MATERIAL FOR THIS TASK
--- BEGIN ---

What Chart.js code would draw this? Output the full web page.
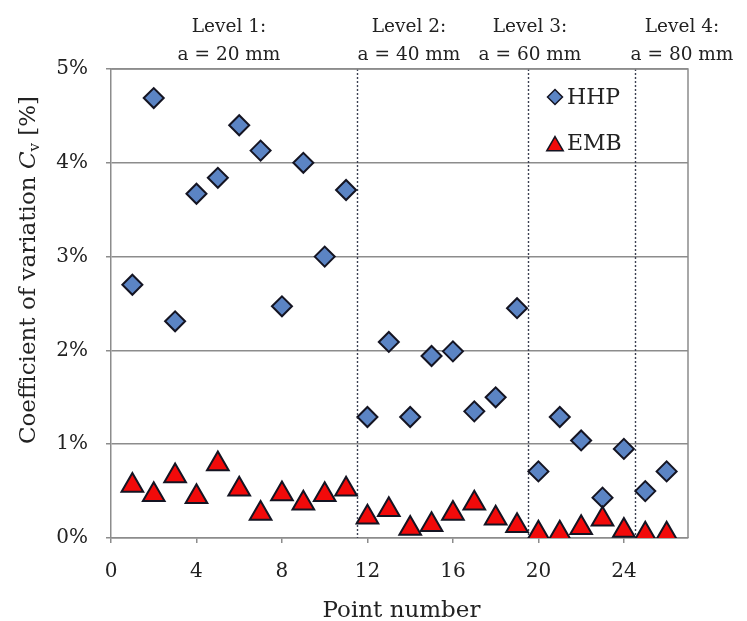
<!DOCTYPE html>
<html>
<head>
<meta charset="utf-8">
<script src="https://cdn.jsdelivr.net/npm/chart.js@4.4.1/dist/chart.umd.min.js"></script>
<style>
  html, body { margin: 0; padding: 0; background: #fff; }
  #wrap { width: 747px; height: 621px; position: relative; }
</style>
</head>
<body>
<div id="wrap"><canvas id="cvChart"></canvas></div>
<script>
/* Coefficient of variation per measuring point, HHP vs EMB */
var pointNumbers = [1, 2, 3, 4, 5, 6, 7, 8, 9, 10, 11, 12, 13, 14, 15, 16, 17, 18, 19, 20, 21, 22, 23, 24, 25, 26];
var hhpValues = [2.70, 4.69, 2.31, 3.67, 3.84, 4.40, 4.13, 2.47, 4.00, 3.00, 3.71, 1.29, 2.09,
                 1.29, 1.94, 1.99, 1.35, 1.50, 2.45, 0.71, 1.29, 1.04, 0.43, 0.95, 0.50, 0.71];
var embValues = [0.56, 0.46, 0.66, 0.44, 0.79, 0.52, 0.26, 0.47, 0.37, 0.46, 0.52, 0.22, 0.30,
                 0.10, 0.14, 0.26, 0.37, 0.21, 0.13, 0.05, 0.05, 0.11, 0.20, 0.08, 0.04, 0.04];
var xTicks = [0, 4, 8, 12, 16, 20, 24];
var yTicks = [0, 1, 2, 3, 4, 5];
var levelBounds = [11.5, 19.5, 24.5];
var levelLabels = [
    ['Level 1:', 'a = 20 mm'],
    ['Level 2:', 'a = 40 mm'],
    ['Level 3:', 'a = 60 mm'],
    ['Level 4:', 'a = 80 mm']
];

(function () {
    'use strict';

    var serif = "'DejaVu Serif', 'Liberation Serif', serif";
    var hhpFill = '#5B84C4', embFill = '#F20A0A', edge = '#141422', ink = '#222';

    function pts(ys) {
        return pointNumbers.map(function (x, i) { return { x: x, y: ys[i] }; });
    }

    // level dividers, top captions, frame, legend, axis titles
    var decor = {
        id: 'decor',
        beforeDatasetsDraw: function (chart) {
            var ctx = chart.ctx, a = chart.chartArea, xs = chart.scales.x;
            ctx.save();
            ctx.strokeStyle = '#3c4052';
            ctx.lineWidth = 1.4;
            ctx.setLineDash([2, 2]);
            levelBounds.forEach(function (b) {
                var px = Math.round(xs.getPixelForValue(b)) + 0.5;
                ctx.beginPath();
                ctx.moveTo(px, a.top);
                ctx.lineTo(px, a.bottom);
                ctx.stroke();
            });
            ctx.restore();
        },
        afterDraw: function (chart) {
            var ctx = chart.ctx, a = chart.chartArea;
            ctx.save();
            // plot frame (top + right)
            ctx.strokeStyle = '#8c8c8c';
            ctx.lineWidth = 1.5;
            ctx.beginPath();
            ctx.moveTo(a.left, a.top);
            ctx.lineTo(a.right, a.top);
            ctx.lineTo(a.right, a.bottom);
            ctx.stroke();

            // level captions above the plot
            var centers = [229, 409, 530, 682];
            ctx.fillStyle = ink;
            ctx.font = '18.5px ' + serif;
            ctx.textAlign = 'center';
            ctx.textBaseline = 'alphabetic';
            levelLabels.forEach(function (l, i) {
                ctx.fillText(l[0], centers[i], 32);
                ctx.fillText(l[1], centers[i], 60);
            });

            // legend
            var lx = 555;
            ctx.font = '22px ' + serif;
            ctx.textAlign = 'left';
            ctx.textBaseline = 'middle';
            chart.data.datasets.forEach(function (ds, i) {
                var ly = 97 + i * 46;
                var tri = ds.pointStyle === 'triangle';
                ctx.fillStyle = ds.backgroundColor;
                ctx.strokeStyle = ds.borderColor;
                ctx.lineWidth = 1.5;
                Chart.helpers.drawPoint(ctx, {
                    pointStyle: ds.pointStyle,
                    radius: tri ? 9.5 : 7.5,
                    rotation: 0, borderWidth: 1.5
                }, lx, ly + (tri ? 3 : 0));
                ctx.fillStyle = ink;
                ctx.fillText(ds.label, lx + 12, ly + 1);
            });

            // x axis title
            ctx.font = '23px ' + serif;
            ctx.textAlign = 'center';
            ctx.textBaseline = 'alphabetic';
            ctx.fillText('Point number', (a.left + a.right) / 2 + 2, 617);

            // y axis title with italic C and subscript v
            ctx.translate(29, 270);
            ctx.rotate(-Math.PI / 2);
            ctx.textAlign = 'left';
            ctx.textBaseline = 'middle';
            var parts = [
                { t: 'Coefficient of variation ', f: '23px ' + serif, dy: 0 },
                { t: 'C', f: 'italic 23px ' + serif, dy: 0 },
                { t: 'v', f: '15px ' + serif, dy: 6 },
                { t: ' [%]', f: '23px ' + serif, dy: 0 }
            ];
            var total = 0;
            parts.forEach(function (p) { ctx.font = p.f; p.w = ctx.measureText(p.t).width; total += p.w; });
            var cx = -total / 2;
            parts.forEach(function (p) {
                ctx.font = p.f;
                ctx.fillText(p.t, cx, p.dy);
                cx += p.w;
            });
            ctx.restore();
        }
    };

    new Chart(document.getElementById('cvChart'), {
        type: 'scatter',
        data: {
            datasets: [{
                label: 'HHP',
                data: pts(hhpValues),
                pointStyle: 'rectRot',
                pointRadius: 10,
                pointHoverRadius: 10,
                backgroundColor: hhpFill,
                borderColor: edge,
                borderWidth: 2,
                order: 1
            }, {
                label: 'EMB',
                data: pts(embValues),
                pointStyle: 'triangle',
                pointRadius: 12.5,
                pointHoverRadius: 12.5,
                backgroundColor: embFill,
                borderColor: edge,
                borderWidth: 2,
                order: 0
            }]
        },
        options: {
            responsive: true,
            maintainAspectRatio: false,
            animation: false,
            layout: { padding: { left: 0, top: 69, right: 59, bottom: 0 } },
            plugins: { legend: { display: false }, tooltip: { enabled: false } },
            scales: {
                x: {
                    type: 'linear',
                    min: 0, max: 27,
                    afterFit: function (s) { s.height = 83; },
                    afterBuildTicks: function (s) { s.ticks = xTicks.map(function (v) { return { value: v }; }); },
                    ticks: { color: ink, font: { family: serif, size: 20 }, padding: 17, maxRotation: 0 },
                    grid: { display: true, drawOnChartArea: false, drawTicks: true, tickLength: 5, color: '#8c8c8c', lineWidth: 1.5 },
                    border: { color: '#8c8c8c', width: 1.5 }
                },
                y: {
                    min: 0, max: 5,
                    afterFit: function (s) { s.width = 111; },
                    afterBuildTicks: function (s) { s.ticks = yTicks.map(function (v) { return { value: v }; }); },
                    ticks: {
                        color: ink, font: { family: serif, size: 20 }, padding: 18,
                        callback: function (v) { return v + '%'; }
                    },
                    grid: { color: '#8c8c8c', lineWidth: 1.5, tickLength: 5 },
                    border: { color: '#8c8c8c', width: 1.5 }
                }
            }
        },
        plugins: [decor]
    });
})();
</script>
</body>
</html>
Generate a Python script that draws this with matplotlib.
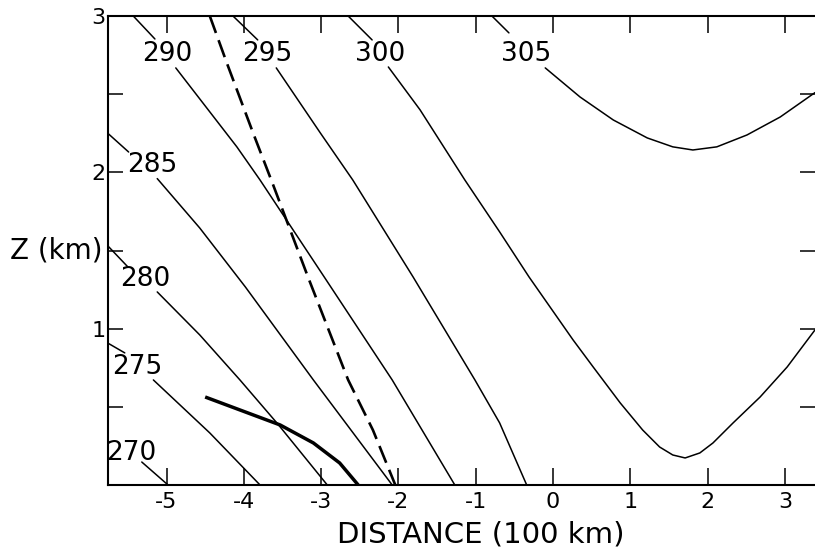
import matplotlib
matplotlib.use("Agg")
import matplotlib.pyplot as plt
import numpy as np

plt.rcParams['font.family'] = ['DejaVu Sans']
plt.rcParams['lines.scale_dashes'] = False

# ---- Data (distance in 100 km, height in km) ----
# Isentropes (potential temperature, K): each a list of segments (x, z), gap where the label sits
levels = [270, 275, 280, 285, 290, 295, 300, 305]

theta_270 = [([-5.32, -4.98], [0.147, 0.0])]
theta_275 = [([-5.76, -5.54], [0.908, 0.845]),
             ([-5.17, -4.44, -3.79], [0.672, 0.333, 0.0])]
theta_280 = [([-5.76, -5.50], [1.53, 1.395]),
             ([-5.12, -4.57, -4.05, -3.56, -2.92], [1.235, 0.96, 0.672, 0.39, 0.0])]
theta_285 = [([-5.76, -5.49], [2.25, 2.13]),
             ([-5.12, -4.57, -3.98, -3.10, -2.08], [1.96, 1.644, 1.267, 0.672, 0.0])]
theta_290 = [([-5.43, -5.15], [3.0, 2.853]),
             ([-4.88, -4.09, -3.79, -2.96, -2.08, -1.27], [2.668, 2.163, 1.951, 1.331, 0.672, 0.0])]
theta_295 = [([-4.14, -3.82], [3.0, 2.847]),
             ([-3.58, -3.01, -2.59, -1.81, -1.01, -0.69, -0.34],
              [2.668, 2.252, 1.951, 1.331, 0.672, 0.397, 0.0])]
theta_300 = [([-2.65, -2.34], [3.0, 2.847]),
             ([-2.13, -1.72, -1.14, -0.69, -0.31, 0.26, 0.52, 0.87, 1.16, 1.38, 1.55, 1.71,
               1.90, 2.07, 2.33, 2.68, 3.03, 3.39],
              [2.674, 2.40, 1.951, 1.619, 1.331, 0.928, 0.755, 0.525, 0.352, 0.243, 0.192, 0.173,
               0.205, 0.269, 0.397, 0.563, 0.755, 0.992])]
theta_305 = [([-0.79, -0.57], [3.0, 2.892]),
             ([-0.10, 0.35, 0.78, 1.22, 1.55, 1.81, 2.12, 2.51, 2.94, 3.39],
              [2.668, 2.482, 2.335, 2.220, 2.163, 2.143, 2.163, 2.239, 2.354, 2.51])]
isentropes = [theta_270, theta_275, theta_280, theta_285, theta_290, theta_295, theta_300, theta_305]

# Contour label anchor points
label_x = [-5.45, -5.38, -5.28, -5.19, -4.99, -3.70, -2.24, -0.35]
label_z = [0.205, 0.755, 1.32, 2.05, 2.76, 2.76, 2.76, 2.76]

# Dashed line
dashed_x = [-4.44, -4.22, -3.88, -3.62, -3.17, -2.65, -2.33, -2.04]
dashed_z = [3.0, 2.70, 2.252, 1.919, 1.331, 0.672, 0.352, 0.0]

# Thick solid line
thick_x = [-4.50, -3.53, -3.10, -2.76, -2.52]
thick_z = [0.563, 0.384, 0.269, 0.141, 0.0]

x_ticks = [-5, -4, -3, -2, -1, 0, 1, 2, 3]
x_ticklabels = ['-5', '-4', '-3', '-2', '-1', '0', '1', '2', '3']
y_ticks = [0, 0.5, 1, 1.5, 2, 2.5, 3]
y_ticklabels = ['', '', '1', '', '2', '', '3']

# ---- Figure ----
W, H = 815, 547
fig = plt.figure(figsize=(W / 100, H / 100), dpi=100)
ax = fig.add_axes([108 / W, 62 / H, 707 / W, 469 / H])
ax.set_xlim(-5.757, 3.39)
ax.set_ylim(0, 3)

for segs in isentropes:
    for xs, zs in segs:
        ax.plot(xs, zs, color='black', lw=1.1, solid_capstyle='round', solid_joinstyle='round')

for lev, lx, lz in zip(levels, label_x, label_z):
    ax.text(lx, lz, str(lev), ha='center', va='center', fontsize=19, color='black')

ax.plot(dashed_x, dashed_z, color='black', lw=1.9, linestyle=(0, (13, 5.5)))
ax.plot(thick_x, thick_z, color='black', lw=2.5, solid_capstyle='butt', solid_joinstyle='round')

ax.set_xticks(x_ticks)
ax.set_xticklabels(x_ticklabels)
ax.set_yticks(y_ticks)
ax.set_yticklabels(y_ticklabels)
ax.tick_params(axis='x', direction='in', length=12.5, width=1.1, top=True, bottom=True,
               labelsize=16, pad=5)
ax.tick_params(axis='y', direction='in', length=11, width=1.1, left=True, right=True,
               labelsize=16, pad=2)

for side in ['left', 'top', 'bottom']:
    ax.spines[side].set_linewidth(1.5)
ax.spines['right'].set_visible(False)

fig.text(481 / W, 1 - 534 / H, 'DISTANCE (100 km)', ha='center', va='center', fontsize=21)
fig.text(56 / W, 1 - 250 / H, 'Z (km)', ha='center', va='center', fontsize=20)

fig.savefig('out.png', dpi=100)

--- END ---

THE PROBLEM
Start at the line containing "Generate a Python" and stop at the line containing "levels = [270, 275, 280, 285, 290, 295, 300, 305]"; transcribe those lines exactly, skipping pictures.

RESULT BELOW
Generate a Python script that draws this with matplotlib.
import matplotlib
matplotlib.use("Agg")
import matplotlib.pyplot as plt
import numpy as np

plt.rcParams['font.family'] = ['DejaVu Sans']
plt.rcParams['lines.scale_dashes'] = False

# ---- Data (distance in 100 km, height in km) ----
# Isentropes (potential temperature, K): each a list of segments (x, z), gap where the label sits
levels = [270, 275, 280, 285, 290, 295, 300, 305]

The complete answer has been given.